Engagements des associés envers la société. Engagements pris par des actionnaires majoritaires concernant la couverture des besoins de trésorerie de l'entreprise sociale. Nature portée et validité des engagements
En 1998, une société Kuc (SA) prenait en location-gérance un fonds de commerce de maroquinerie dont l'enseigne était : « Créations D.P. ». Ce fonds appartenait à un M. Waintraub qui s'était engagé à acquérir 20 % du capital de ladite société en même temps qu'il promettait de signer le contrat de location-gérance en cause. Parallèlement, était signé un pacte d'actionnaires aux termes duquel les quatre actionnaires majoritaires de la société Kuc s'engageaient « à faire en sorte que les besoins de trésorerie de la société soient assurés au mieux » pendant une durée d'une année.

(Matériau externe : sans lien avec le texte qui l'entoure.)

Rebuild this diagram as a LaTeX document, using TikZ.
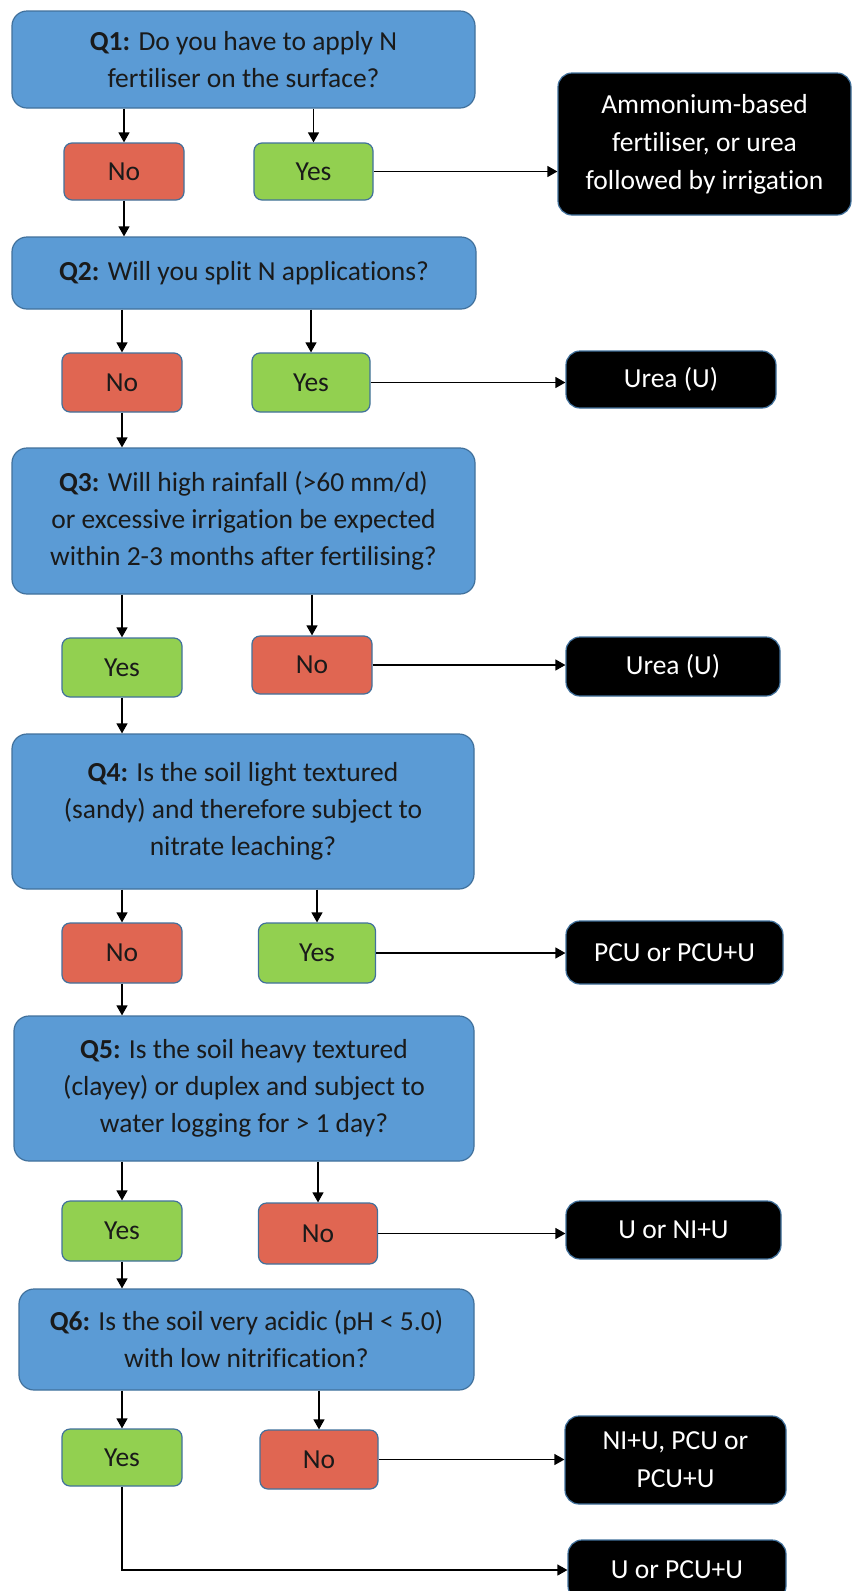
\documentclass[tikz,border=0pt]{standalone}
\usepackage{fontspec}
\setmainfont{Carlito}[Ligatures={NoCommon}]
\usetikzlibrary{arrows.meta}
\definecolor{qblue}{HTML}{5B9BD5}
\definecolor{bord}{HTML}{41719C}
\definecolor{nored}{HTML}{E06652}
\definecolor{yesgreen}{HTML}{92D050}
\definecolor{txt}{HTML}{1A1A1A}
\tikzset{
  base/.style={draw=bord, line width=1.2pt, inner sep=0pt, align=center,
    font=\fontsize{27.5}{37}\selectfont, text=txt},
  qbox/.style={base, fill=qblue, rounded corners=15pt},
  nobox/.style={base, fill=nored, rounded corners=8pt},
  yesbox/.style={base, fill=yesgreen, rounded corners=8pt},
  ansbox/.style={base, fill=black, text=white, rounded corners=14pt,
    font=\fontsize{27.5}{38}\selectfont},
  arr/.style={draw=black, line width=1.3pt, -{Triangle[length=10pt,width=11pt]}},
  wh/.style 2 args={minimum width=#1pt, minimum height=#2pt},
}
\begin{document}
\begin{tikzpicture}[x=1pt,y=-1pt]
\useasboundingbox (0,0) rectangle (853,1591);
\clip (0,0) rectangle (853,1591);
\fill[white] (0,0) rectangle (853,1591);
% Q1
\node[qbox, wh={463}{97}] (Q1) at (243.5,59.5) {\textbf{Q1:} Do you have to apply N\\fertiliser on the surface?};
\node[nobox, wh={120}{57}] (No1) at (124,171.5) {No};
\node[yesbox, wh={119}{57}] (Yes1) at (313.5,171.5) {Yes};
\node[ansbox, wh={293}{142}] (A1) at (704.5,144) {Ammonium-based\\fertiliser, or urea\\followed by irrigation};
% Q2
\node[qbox, wh={464}{72}] (Q2) at (244,273) {\textbf{Q2:} Will you split N applications?};
\node[nobox, wh={120}{59}] (No2) at (122,382.5) {No};
\node[yesbox, wh={118}{59}] (Yes2) at (311,382.5) {Yes};
\node[ansbox, wh={210}{57}] (U1) at (671,379.5) {Urea (U)};
% Q3
\node[qbox, wh={463}{146}] (Q3) at (243.5,521) {\textbf{Q3:} Will high rainfall (>60 mm/d)\\or excessive irrigation be expected\\within 2-3 months after fertilising?};
\node[yesbox, wh={120}{59}] (Yes3) at (122,667.5) {Yes};
\node[nobox, wh={120}{58}] (No3) at (312,665) {No};
\node[ansbox, wh={214}{59}] (U2) at (673,666.5) {Urea (U)};
% Q4
\node[qbox, wh={462}{155}] (Q4) at (243,811.5) {\textbf{Q4:} Is the soil light textured\\(sandy) and therefore subject to\\nitrate leaching?};
\node[nobox, wh={120}{60}] (No4) at (122,953) {No};
\node[yesbox, wh={117}{60}] (Yes4) at (317,953) {Yes};
\node[ansbox, wh={217}{63}] (P1) at (674.5,952.5) {PCU or PCU+U};
% Q5
\node[qbox, wh={460}{145}] (Q5) at (244,1088.5) {\textbf{Q5:} Is the soil heavy textured\\(clayey) or duplex and subject to\\water logging for > 1 day?};
\node[yesbox, wh={120}{60}] (Yes5) at (122,1231) {Yes};
\node[nobox, wh={119}{61}] (No5) at (318,1233.5) {No};
\node[ansbox, wh={215}{58}] (N1) at (673.5,1230) {U or NI+U};
% Q6
\node[qbox, wh={455}{101}] (Q6) at (246.5,1339.5) {\textbf{Q6:} Is the soil very acidic (pH < 5.0)\\with low nitrification?};
\node[yesbox, wh={120}{57}] (Yes6) at (122,1457.5) {Yes};
\node[nobox, wh={118}{59}] (No6) at (319,1459.5) {No};
\node[ansbox, wh={221}{88}] (N2) at (675.5,1460) {NI+U, PCU or\\PCU+U};
\node[ansbox, wh={218}{60}] (N3) at (677,1570) {U or PCU+U};
% arrows Q -> answers
\foreach \q/\a/\b in {Q1/No1/Yes1, Q2/No2/Yes2, Q3/Yes3/No3, Q4/No4/Yes4, Q5/Yes5/No5, Q6/Yes6/No6}{
  \draw[arr] (\a.north |- \q.south) -- (\a.north);
  \draw[arr] (\b.north |- \q.south) -- (\b.north);
}
% arrows down the chain
\draw[arr] (No1.south) -- (No1.south |- Q2.north);
\draw[arr] (No2.south) -- (No2.south |- Q3.north);
\draw[arr] (Yes3.south) -- (Yes3.south |- Q4.north);
\draw[arr] (No4.south) -- (No4.south |- Q5.north);
\draw[arr] (Yes5.south) -- (Yes5.south |- Q6.north);
% arrows to outcomes
\draw[arr] (Yes1.east) -- (Yes1.east -| A1.west);
\draw[arr] (Yes2.east) -- (Yes2.east -| U1.west);
\draw[arr] (No3.east) -- (No3.east -| U2.west);
\draw[arr] (Yes4.east) -- (Yes4.east -| P1.west);
\draw[arr] (No5.east) -- (No5.east -| N1.west);
\draw[arr] (No6.east) -- (No6.east -| N2.west);
\draw[arr] (Yes6.south) |- (N3.west);
\end{tikzpicture}
\end{document}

Immédiatement, loueur du fonds mis en location-gérance et actionnaire minoritaire de la société bailleresse mais détenteur des savoir-faire de son commerce, M. Waintraub était nommé administrateur de ladite société et président de son conseil d'administration. Ces données factuelles livrent sans grand mystère les clefs de l'opération. Une entreprise de maroquinerie de prestige, exploitée sous une forme individuelle, tombe dans le giron d'un groupe financier comportant une marque renommée de produits de luxe. La cession de contrôle s'opère, pour une fois, par la voie du bon vieux transfert d'un fonds de commerce. Pour minimiser sans doute le coût fiscal de l'opération on choisit le procédé de la location-gérance qui permet de transférer l'usage des éléments de propriété intellectuelle et de la clientèle sans opérer une onéreuse mutation. En conservant au propriétaire du fonds une situation de dirigeant au moins nominale, non seulement on facilite son accord à la transmission du contrôle mais, le cas échéant on rassure la clientèle traditionnelle de l'entreprise.
[...] Toutefois, ce n'est pas sur ce plan mais beaucoup plus frontalement que la Chambre commerciale de la Haute juridiction retoque sèchement l'arrêt d'appel. Attendu, dit-elle qu'en statuant ainsi, alors que la clause litigieuse contenait l'engagement des actionnaires majoritaires de la société de faire en sorte que les besoins de trésorerie de celle-ci soient couverts au mieux pendant une durée d'une année, ce dont il se déduit que ceux-ci s'obligeaient à l'obtention de ce résultat, la cour d'appel a méconnu la loi des parties Cet arrêt apporte donc, en premier lieu, une précision importante et heureusement rigoureuse concernant l'interprétation des termes nébuleux qui caractérisent souvent ces stipulations dont par la suite on discute le point de savoir s'ils donnaient naissance à une obligation de moyen quelque peu gélatineuse sur le plan juridique ou à une obligation de résultat nette, ferme et efficace. [...]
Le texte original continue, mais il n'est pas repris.